RAW RECORDS:
::::::::

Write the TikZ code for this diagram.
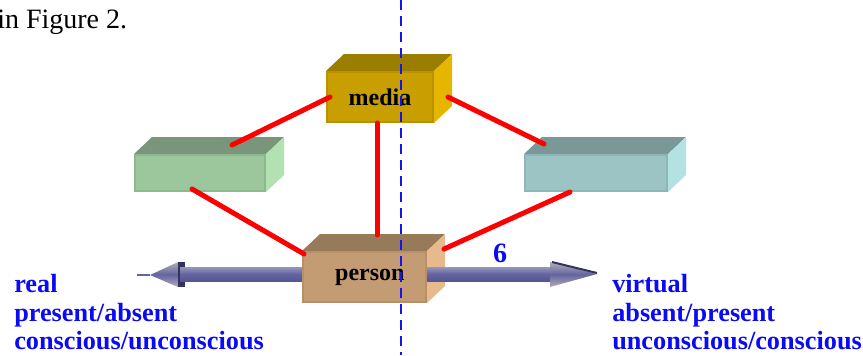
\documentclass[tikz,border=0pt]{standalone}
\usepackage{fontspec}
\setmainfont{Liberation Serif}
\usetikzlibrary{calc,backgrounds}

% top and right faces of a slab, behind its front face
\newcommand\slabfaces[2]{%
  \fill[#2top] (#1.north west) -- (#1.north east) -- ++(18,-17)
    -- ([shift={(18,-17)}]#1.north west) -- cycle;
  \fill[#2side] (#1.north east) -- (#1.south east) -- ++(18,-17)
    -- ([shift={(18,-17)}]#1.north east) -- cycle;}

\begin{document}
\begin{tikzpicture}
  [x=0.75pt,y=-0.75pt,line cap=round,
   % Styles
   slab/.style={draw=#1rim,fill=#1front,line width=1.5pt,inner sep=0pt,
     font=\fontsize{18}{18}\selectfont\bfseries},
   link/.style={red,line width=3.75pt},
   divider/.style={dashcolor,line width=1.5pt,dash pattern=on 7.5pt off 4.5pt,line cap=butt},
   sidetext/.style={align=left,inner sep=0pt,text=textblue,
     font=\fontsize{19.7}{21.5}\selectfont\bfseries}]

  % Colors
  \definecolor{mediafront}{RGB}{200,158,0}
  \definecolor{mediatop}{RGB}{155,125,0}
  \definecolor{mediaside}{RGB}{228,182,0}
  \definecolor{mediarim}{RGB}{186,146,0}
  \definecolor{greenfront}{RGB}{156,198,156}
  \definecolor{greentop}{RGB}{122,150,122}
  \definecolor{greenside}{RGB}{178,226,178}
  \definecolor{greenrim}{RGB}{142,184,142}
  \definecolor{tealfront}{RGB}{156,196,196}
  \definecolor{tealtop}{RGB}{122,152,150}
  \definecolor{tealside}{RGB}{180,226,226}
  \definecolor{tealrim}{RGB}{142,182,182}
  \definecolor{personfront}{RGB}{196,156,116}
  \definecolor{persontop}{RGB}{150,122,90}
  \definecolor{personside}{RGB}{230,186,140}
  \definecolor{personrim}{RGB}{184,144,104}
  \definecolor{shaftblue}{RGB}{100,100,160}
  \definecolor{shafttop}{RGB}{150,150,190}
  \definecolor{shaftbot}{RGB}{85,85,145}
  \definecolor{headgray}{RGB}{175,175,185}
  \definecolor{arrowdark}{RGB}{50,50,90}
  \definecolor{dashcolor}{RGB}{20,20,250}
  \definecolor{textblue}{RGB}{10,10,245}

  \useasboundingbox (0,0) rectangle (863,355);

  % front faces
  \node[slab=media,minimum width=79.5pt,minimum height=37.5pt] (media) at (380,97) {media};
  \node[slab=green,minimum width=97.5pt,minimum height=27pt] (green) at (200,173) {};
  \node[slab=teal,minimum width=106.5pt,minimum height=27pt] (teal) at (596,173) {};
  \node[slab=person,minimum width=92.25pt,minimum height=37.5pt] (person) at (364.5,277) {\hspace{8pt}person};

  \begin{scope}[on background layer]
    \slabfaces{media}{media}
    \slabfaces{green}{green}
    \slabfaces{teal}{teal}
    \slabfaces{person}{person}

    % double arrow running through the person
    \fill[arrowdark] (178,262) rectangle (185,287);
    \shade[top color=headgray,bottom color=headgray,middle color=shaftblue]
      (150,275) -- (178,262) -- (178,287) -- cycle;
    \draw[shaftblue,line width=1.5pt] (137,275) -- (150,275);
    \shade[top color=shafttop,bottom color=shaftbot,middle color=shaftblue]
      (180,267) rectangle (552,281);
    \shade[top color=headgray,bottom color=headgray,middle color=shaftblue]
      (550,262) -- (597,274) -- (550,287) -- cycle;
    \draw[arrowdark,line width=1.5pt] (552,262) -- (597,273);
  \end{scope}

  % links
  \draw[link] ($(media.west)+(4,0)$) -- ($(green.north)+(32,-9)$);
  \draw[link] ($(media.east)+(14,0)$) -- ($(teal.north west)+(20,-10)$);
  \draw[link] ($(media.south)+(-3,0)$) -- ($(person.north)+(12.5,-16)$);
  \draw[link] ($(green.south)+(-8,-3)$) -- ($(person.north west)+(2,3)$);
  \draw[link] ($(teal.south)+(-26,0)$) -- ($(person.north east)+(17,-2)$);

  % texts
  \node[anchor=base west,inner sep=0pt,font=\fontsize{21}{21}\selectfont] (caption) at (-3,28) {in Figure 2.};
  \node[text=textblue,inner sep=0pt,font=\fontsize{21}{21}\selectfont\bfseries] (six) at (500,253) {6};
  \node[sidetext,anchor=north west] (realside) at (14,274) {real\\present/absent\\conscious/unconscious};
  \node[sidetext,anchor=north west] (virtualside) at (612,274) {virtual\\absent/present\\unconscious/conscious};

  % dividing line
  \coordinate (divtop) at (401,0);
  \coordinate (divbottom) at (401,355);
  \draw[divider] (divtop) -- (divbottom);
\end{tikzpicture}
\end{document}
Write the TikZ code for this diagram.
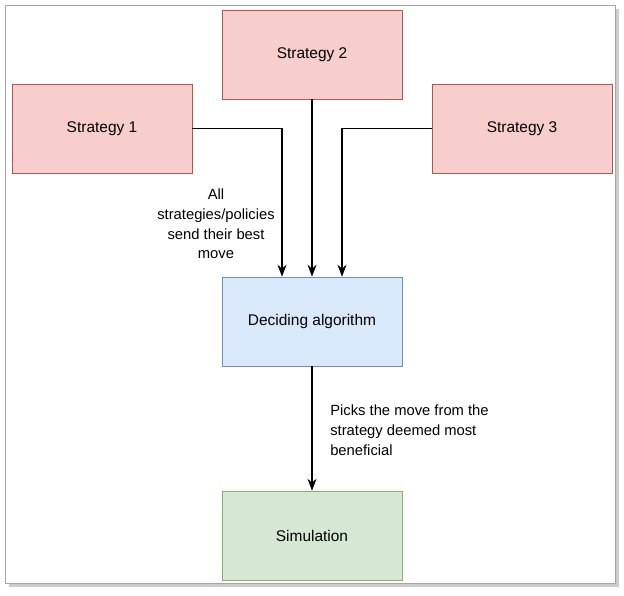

::::::::

WRITTEN PROBLEM: Repeat word for word the lines above, from the first entry through the line containing "(0,0) rectangle (863,355);", with both ends kept and the pictures dropped.

WRITTEN ANSWER:
Write the TikZ code for this diagram.
\documentclass[tikz,border=0pt]{standalone}
\usepackage{fontspec}
\setmainfont{Liberation Serif}
\usetikzlibrary{calc,backgrounds}

% top and right faces of a slab, behind its front face
\newcommand\slabfaces[2]{%
  \fill[#2top] (#1.north west) -- (#1.north east) -- ++(18,-17)
    -- ([shift={(18,-17)}]#1.north west) -- cycle;
  \fill[#2side] (#1.north east) -- (#1.south east) -- ++(18,-17)
    -- ([shift={(18,-17)}]#1.north east) -- cycle;}

\begin{document}
\begin{tikzpicture}
  [x=0.75pt,y=-0.75pt,line cap=round,
   % Styles
   slab/.style={draw=#1rim,fill=#1front,line width=1.5pt,inner sep=0pt,
     font=\fontsize{18}{18}\selectfont\bfseries},
   link/.style={red,line width=3.75pt},
   divider/.style={dashcolor,line width=1.5pt,dash pattern=on 7.5pt off 4.5pt,line cap=butt},
   sidetext/.style={align=left,inner sep=0pt,text=textblue,
     font=\fontsize{19.7}{21.5}\selectfont\bfseries}]

  % Colors
  \definecolor{mediafront}{RGB}{200,158,0}
  \definecolor{mediatop}{RGB}{155,125,0}
  \definecolor{mediaside}{RGB}{228,182,0}
  \definecolor{mediarim}{RGB}{186,146,0}
  \definecolor{greenfront}{RGB}{156,198,156}
  \definecolor{greentop}{RGB}{122,150,122}
  \definecolor{greenside}{RGB}{178,226,178}
  \definecolor{greenrim}{RGB}{142,184,142}
  \definecolor{tealfront}{RGB}{156,196,196}
  \definecolor{tealtop}{RGB}{122,152,150}
  \definecolor{tealside}{RGB}{180,226,226}
  \definecolor{tealrim}{RGB}{142,182,182}
  \definecolor{personfront}{RGB}{196,156,116}
  \definecolor{persontop}{RGB}{150,122,90}
  \definecolor{personside}{RGB}{230,186,140}
  \definecolor{personrim}{RGB}{184,144,104}
  \definecolor{shaftblue}{RGB}{100,100,160}
  \definecolor{shafttop}{RGB}{150,150,190}
  \definecolor{shaftbot}{RGB}{85,85,145}
  \definecolor{headgray}{RGB}{175,175,185}
  \definecolor{arrowdark}{RGB}{50,50,90}
  \definecolor{dashcolor}{RGB}{20,20,250}
  \definecolor{textblue}{RGB}{10,10,245}

  \useasboundingbox (0,0) rectangle (863,355);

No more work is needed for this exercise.